• EXERCISE INPUTS
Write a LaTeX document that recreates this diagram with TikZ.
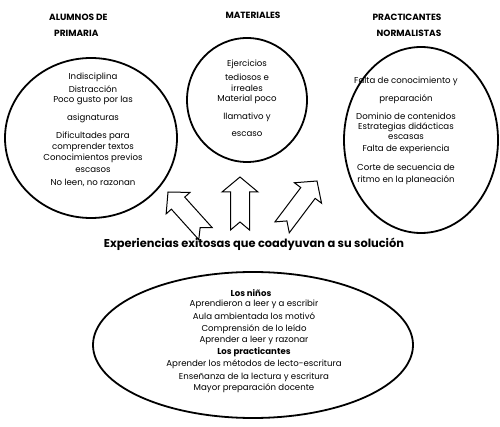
\documentclass[tikz,border=0pt]{standalone}
\usepackage{fontspec}
\setmainfont{Poppins}
\begin{document}
\begin{tikzpicture}[x=1pt,y=-1pt,
  bubble/.style={draw=black,line width=1.8pt},
  blockarrow/.style={draw=black,line width=1pt,fill=white,line join=miter},
  txt/.style={inner sep=0pt,font=\fontsize{8.6}{9}\selectfont},
  hdr/.style={inner sep=0pt,font=\fontsize{9}{10}\selectfont\bfseries},
  sub/.style={inner sep=0pt,font=\fontsize{8.6}{9}\selectfont\bfseries}]
\useasboundingbox (0,0) rectangle (500,427);
% bubbles
\draw[bubble] (91,138) ellipse [x radius=86, y radius=80];
\draw[bubble] (247,100) ellipse [x radius=60, y radius=62];
\draw[bubble] (421,140) ellipse [x radius=77, y radius=93];
\draw[bubble] (253,345) ellipse [x radius=160, y radius=73];
% headers
\node[hdr,anchor=west] (h1) at (49,17) {ALUMNOS DE};
\node[hdr,anchor=west] (h1b) at (54,33) {PRIMARIA};
\node[hdr] (h2) at (253,15) {MATERIALES};
\node[hdr] (h3) at (407,17) {PRACTICANTES};
\node[hdr] (h3b) at (409,33) {NORMALISTAS};
% left
\node[txt] (l1) at (93,77) {Indisciplina};
\node[txt] (l2) at (93,89) {Distracción};
\node[txt] (l3) at (93,100) {Poco gusto por las};
\node[txt] (l4) at (93,118) {asignaturas};
\node[txt] (l5) at (93,136) {Dificultades para};
\node[txt] (l6) at (93,147) {comprender textos};
\node[txt] (l7) at (93,158) {Conocimientos previos};
\node[txt] (l8) at (93,170) {escasos};
\node[txt] (l9) at (93,183) {No leen, no razonan};
% middle
\node[txt] (m1) at (247,64) {Ejercicios};
\node[txt] (m2) at (247,77) {tediosos e};
\node[txt] (m3) at (247,88) {irreales};
\node[txt] (m4) at (247,99) {Material poco};
\node[txt] (m5) at (247,117) {llamativo y};
\node[txt] (m6) at (247,134) {escaso};
% right
\node[txt] (r1) at (406,81) {Falta de conocimiento y};
\node[txt] (r2) at (406,99) {preparación};
\node[txt] (r3) at (406,116) {Dominio de contenidos};
\node[txt] (r4) at (406,127) {Estrategias didácticas};
\node[txt] (r5) at (406,137) {escasas};
\node[txt] (r6) at (406,149) {Falta de experiencia};
\node[txt] (r7) at (406,167) {Corte de secuencia de};
\node[txt] (r8) at (406,180) {ritmo en la planeación};
% arrows
\begin{scope}[shift={(168,192)},rotate=42]
\draw[blockarrow] (0,0) -- (16,15) -- (9,15) -- (9,56) -- (0,48) -- (-9,56) -- (-9,15) -- (-16,15) -- cycle;
\end{scope}
\begin{scope}[shift={(240,177)}]
\draw[blockarrow] (0,0) -- (18,15) -- (9.5,15) -- (9.5,53) -- (0,45) -- (-9.5,53) -- (-9.5,15) -- (-18,15) -- cycle;
\end{scope}
\begin{scope}[shift={(317,181)},rotate=-37]
\draw[blockarrow] (0,0) -- (17,15) -- (9,15) -- (9,58) -- (0,50) -- (-9,58) -- (-9,15) -- (-17,15) -- cycle;
\end{scope}
% heading
\node[inner sep=0pt,font=\fontsize{11.4}{13}\selectfont\bfseries] (head) at (254,244) {Experiencias exitosas que coadyuvan a su solución};
% bottom
\node[sub] (b1) at (251,293) {Los niños};
\node[txt] (b2) at (254,304) {Aprendieron a leer y a escribir};
\node[txt] (b3) at (254,316) {Aula ambientada los motivó};
\node[txt] (b4) at (254,329) {Comprensión de lo leído};
\node[txt] (b5) at (254,340) {Aprender a leer y razonar};
\node[sub] (b6) at (254,352) {Los practicantes};
\node[txt] (b7) at (254,364) {Aprender los métodos de lecto-escritura};
\node[txt] (b8) at (254,377) {Enseñanza de la lectura y escritura};
\node[txt] (b9) at (254,388) {Mayor preparación docente};
\end{tikzpicture}
\end{document}
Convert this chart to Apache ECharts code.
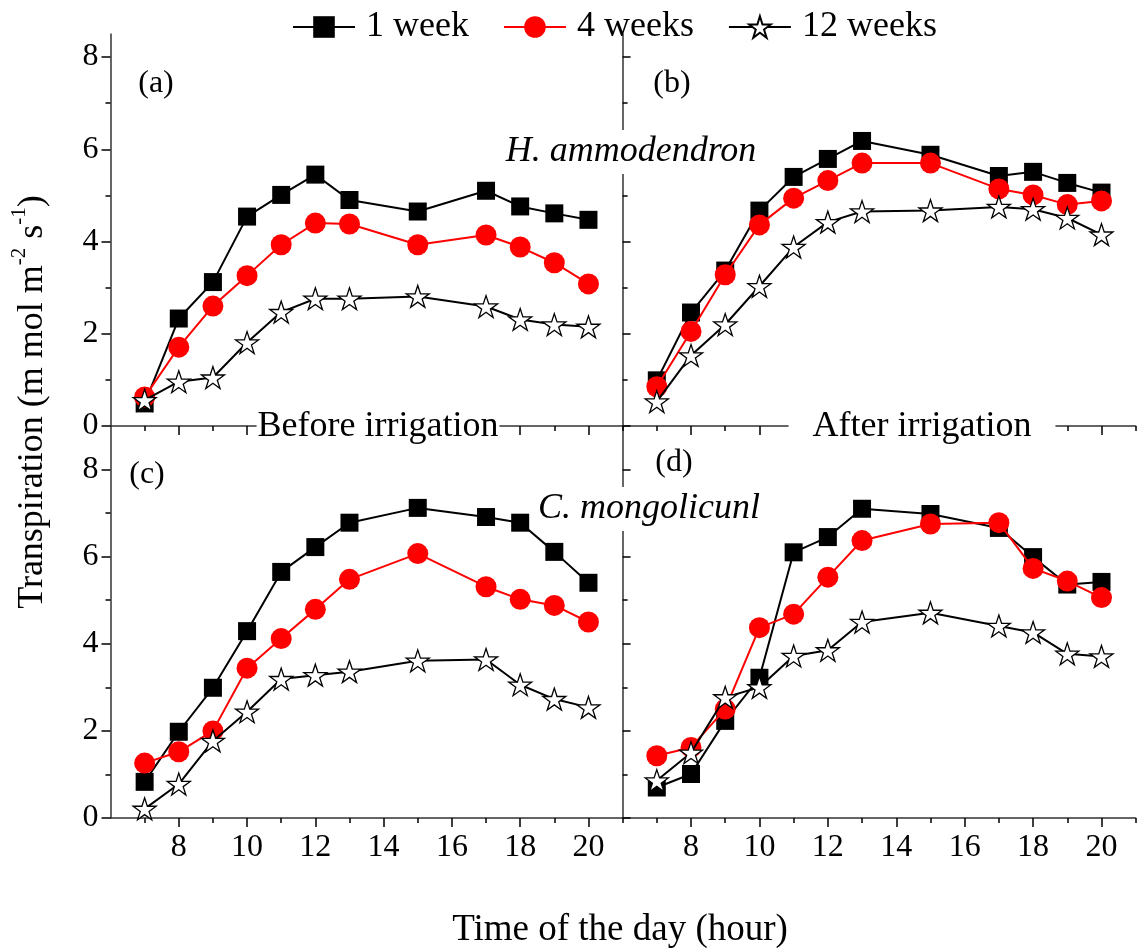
<!DOCTYPE html>
<html><head><meta charset="utf-8">
<script src="https://cdn.jsdelivr.net/npm/echarts@6/dist/echarts.min.js"></script>
<style>html,body{margin:0;padding:0;background:#fff}#c{width:1145px;height:951px}</style>
</head><body><div id="c"></div>
<script>
// ---- data ----
const hours = [7, 8, 9, 10, 11, 12, 13, 15, 17, 18, 19, 20];
const seriesNames = ['1 week', '4 weeks', '12 weeks'];
const a_1week   = [0.49, 2.33, 3.12, 4.54, 5.01, 5.45, 4.90, 4.65, 5.10, 4.76, 4.61, 4.47];
const a_4weeks  = [0.63, 1.71, 2.60, 3.26, 3.93, 4.40, 4.38, 3.93, 4.14, 3.88, 3.54, 3.08];
const a_12weeks = [0.56, 0.96, 1.05, 1.81, 2.47, 2.76, 2.76, 2.81, 2.59, 2.31, 2.20, 2.15];
const b_1week   = [0.99, 2.46, 3.37, 4.67, 5.40, 5.79, 6.18, 5.88, 5.42, 5.51, 5.27, 5.06];
const b_4weeks  = [0.85, 2.05, 3.28, 4.36, 4.94, 5.32, 5.70, 5.70, 5.14, 5.01, 4.80, 4.88];
const b_12weeks = [0.53, 1.53, 2.20, 3.03, 3.88, 4.42, 4.65, 4.67, 4.75, 4.70, 4.51, 4.15];
const c_1week   = [0.83, 1.98, 2.99, 4.29, 5.65, 6.22, 6.78, 7.12, 6.91, 6.78, 6.11, 5.40];
const c_4weeks  = [1.26, 1.52, 2.00, 3.44, 4.12, 4.79, 5.48, 6.07, 5.31, 5.02, 4.88, 4.50];
const c_12weeks = [0.21, 0.78, 1.77, 2.44, 3.19, 3.28, 3.36, 3.61, 3.64, 3.06, 2.73, 2.54];
const d_1week   = [0.70, 1.01, 2.23, 3.22, 6.10, 6.45, 7.10, 6.98, 6.66, 5.99, 5.36, 5.42];
const d_4weeks  = [1.43, 1.62, 2.50, 4.37, 4.68, 5.53, 6.37, 6.75, 6.78, 5.73, 5.44, 5.06];
const d_12weeks = [0.86, 1.50, 2.77, 3.00, 3.72, 3.85, 4.50, 4.71, 4.41, 4.26, 3.77, 3.71];
const xTickLabels = [8, 10, 12, 14, 16, 18, 20];
const xMinorTicks = [7, 9, 11, 13, 15, 17, 19, 21];
const yTickLabels = [0, 2, 4, 6, 8];
const yMinorTicks = [1, 3, 5, 7];
const panelLabels = ['(a)', '(b)', '(c)', '(d)'];

// ---- layout ----
const FONT = 'Liberation Serif';
const L = 110.5, D = 622.6, R = 1135.7, T = 34, M = 426, B = 818;
const panels = [
  {left: L, top: T, width: D - L, height: M - T, ymax: 8 * (M - T) / 369, leftSide: true, bottom: false, data: [a_1week, a_4weeks, a_12weeks]},
  {left: D, top: T, width: R - D, height: M - T, ymax: 8 * (M - T) / 369, leftSide: false, bottom: false, data: [b_1week, b_4weeks, b_12weeks]},
  {left: L, top: M, width: D - L, height: B - M, ymax: 9, leftSide: true, bottom: true, data: [c_1week, c_4weeks, c_12weeks]},
  {left: D, top: M, width: R - D, height: B - M, ymax: 9, leftSide: false, bottom: true, data: [d_1week, d_4weeks, d_12weeks]}
];
const AX = '#333';
const starPath = 'path://M50 0 L61.23 34.55 L97.55 34.55 L68.17 55.9 L79.39 90.45 L50 69.1 L20.61 90.45 L31.83 55.9 L2.45 34.55 L38.77 34.55 Z';

const grid = [], xAxis = [], yAxis = [], series = [];
panels.forEach(p => grid.push({left: p.left, top: p.top, width: p.width, height: p.height}));
panels.forEach(p => grid.push({left: p.left, top: p.top, width: p.width, height: p.height}));

const lbl = {fontFamily: FONT, fontSize: 32, color: '#000'};
// x axes: major (0..3) and minor (4..7)
panels.forEach((p, g) => {
  xAxis.push({gridIndex: g, type: 'value', min: 6, max: 21, position: 'bottom',
    axisLine: {show: true, onZero: false, lineStyle: {color: AX, width: 1.5}},
    axisTick: {show: true, customValues: xTickLabels, length: 9, lineStyle: {color: '#000', width: 1.5}},
    axisLabel: Object.assign({show: p.bottom, customValues: xTickLabels, margin: 14}, lbl),
    splitLine: {show: false}});
});
panels.forEach((p, g) => {
  xAxis.push({gridIndex: g + 4, type: 'value', min: 6, max: 21, position: 'bottom',
    axisLine: {show: false},
    axisTick: {show: true, customValues: xMinorTicks, length: 5, lineStyle: {color: '#000', width: 1.5}},
    axisLabel: {show: false}, splitLine: {show: false}});
});
// y axes: main left (0..3), minor left (4..7), right major for left panels (8,9), right minor (10,11)
panels.forEach((p, g) => {
  yAxis.push({gridIndex: g, type: 'value', min: 0, max: p.ymax, position: 'left',
    show: p.leftSide,
    axisLine: {show: true, onZero: false, lineStyle: {color: AX, width: 1.5}},
    axisTick: {show: true, customValues: yTickLabels, length: 9, lineStyle: {color: '#000', width: 1.5}},
    axisLabel: Object.assign({show: true, customValues: yTickLabels, margin: 12}, lbl),
    splitLine: {show: false}});
});
panels.forEach((p, g) => {
  yAxis.push({gridIndex: g + 4, type: 'value', min: 0, max: p.ymax, position: 'left',
    show: p.leftSide,
    axisLine: {show: false},
    axisTick: {show: true, customValues: yMinorTicks, length: 5, lineStyle: {color: '#000', width: 1.5}},
    axisLabel: {show: false}, splitLine: {show: false}});
});
[0, 2].forEach(g => {
  yAxis.push({gridIndex: g, type: 'value', min: 0, max: panels[g].ymax, position: 'right',
    axisLine: {show: true, onZero: false, lineStyle: {color: AX, width: 1.5}},
    axisTick: {show: true, customValues: yTickLabels, length: 8, lineStyle: {color: '#000', width: 1.5}},
    axisLabel: {show: false}, splitLine: {show: false}});
});
[0, 2].forEach(g => {
  yAxis.push({gridIndex: g + 4, type: 'value', min: 0, max: panels[g].ymax, position: 'right',
    axisLine: {show: false},
    axisTick: {show: true, customValues: yMinorTicks, length: 5, lineStyle: {color: '#000', width: 1.5}},
    axisLabel: {show: false}, splitLine: {show: false}});
});

const styles = [
  {symbol: 'rect', symbolSize: 18, color: '#000', line: '#000', border: '#000', bw: 0},
  {symbol: 'circle', symbolSize: 21, color: '#ff0000', line: '#ff0000', border: '#ff0000', bw: 0},
  {symbol: starPath, symbolSize: 23, color: '#fff', line: '#000', border: '#000', bw: 1.3}
];
panels.forEach((p, g) => {
  p.data.forEach((vals, s) => {
    const st = styles[s];
    series.push({
      name: seriesNames[s], type: 'line', xAxisIndex: g, yAxisIndex: g,
      data: hours.map((h, i) => [h, vals[i]]),
      symbol: st.symbol, symbolSize: st.symbolSize, symbolKeepAspect: true, showAllSymbol: true,
      lineStyle: {color: st.line, width: 2},
      itemStyle: {color: st.color, borderColor: st.border, borderWidth: st.bw},
      emphasis: {disabled: true}, animation: false, z: 3 + s
    });
  });
});

const textEl = (x, y, text, size, extra) => Object.assign({
  type: 'text', x: x, y: y, z: 100,
  style: Object.assign({text: text, fontFamily: FONT, fontSize: size, fill: '#000', align: 'center', verticalAlign: 'middle'}, extra || {})
});

const graphic = [
  textEl(156, 84, panelLabels[0], 32),
  textEl(672, 84, panelLabels[1], 32),
  textEl(147, 475, panelLabels[2], 32),
  textEl(674, 463, panelLabels[3], 32),
  textEl(631, 152, 'H. ammodendron', 36, {fontStyle: 'italic', backgroundColor: '#fff', padding: [4, 2]}),
  textEl(649, 509, 'C. mongolicunl', 36, {fontStyle: 'italic', backgroundColor: '#fff', padding: [4, 2]}),
  textEl(378, 427, 'Before irrigation', 36, {backgroundColor: '#fff', padding: [2, 1]}),
  textEl(922, 427, 'After irrigation', 36, {backgroundColor: '#fff', padding: [2, 24]}),
  textEl(620, 930, 'Time of the day (hour)', 37),
  {type: 'text', x: 30, y: 402, rotation: Math.PI / 2, z: 100,
   style: {text: '{n|Transpiration (m mol m}{s|-2}{n| s}{s|-1}{n|)}', align: 'center', verticalAlign: 'middle',
     fontFamily: FONT, fontSize: 36, fill: '#000',
     rich: {n: {fontFamily: FONT, fontSize: 36, lineHeight: 42, verticalAlign: 'bottom', fill: '#000', color: '#000'},
            s: {fontFamily: FONT, fontSize: 21, lineHeight: 42, verticalAlign: 'top', fill: '#000', color: '#000'}}}}
];

const chart = echarts.init(document.getElementById('c'), null, {renderer: 'canvas'});
chart.setOption({
  animation: false,
  backgroundColor: '#fff',
  legend: {
    data: seriesNames, top: 4, left: 287, itemWidth: 62, itemHeight: 27, itemGap: 34,
    textStyle: {fontFamily: FONT, fontSize: 36, color: '#000', padding: [0, 0, 0, 6]}
  },
  grid: grid, xAxis: xAxis, yAxis: yAxis, series: series, graphic: graphic
});
</script></body></html>
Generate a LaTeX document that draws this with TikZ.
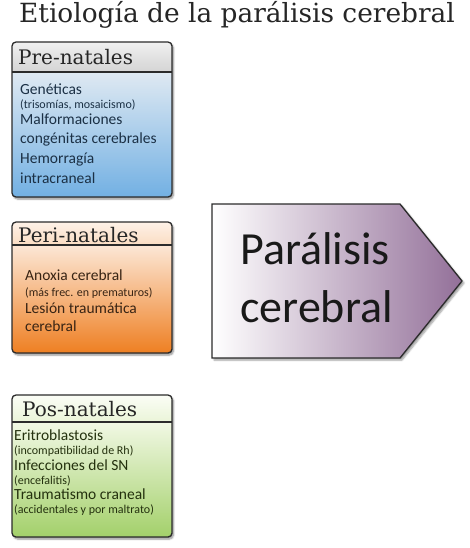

• PROBLEM DETAILS
Looking at the data above, show all lines where the word "LaTeX" occurs.

• THE SOLUTION
Write a LaTeX document that recreates this diagram with TikZ.
Generate a LaTeX document that draws this with TikZ.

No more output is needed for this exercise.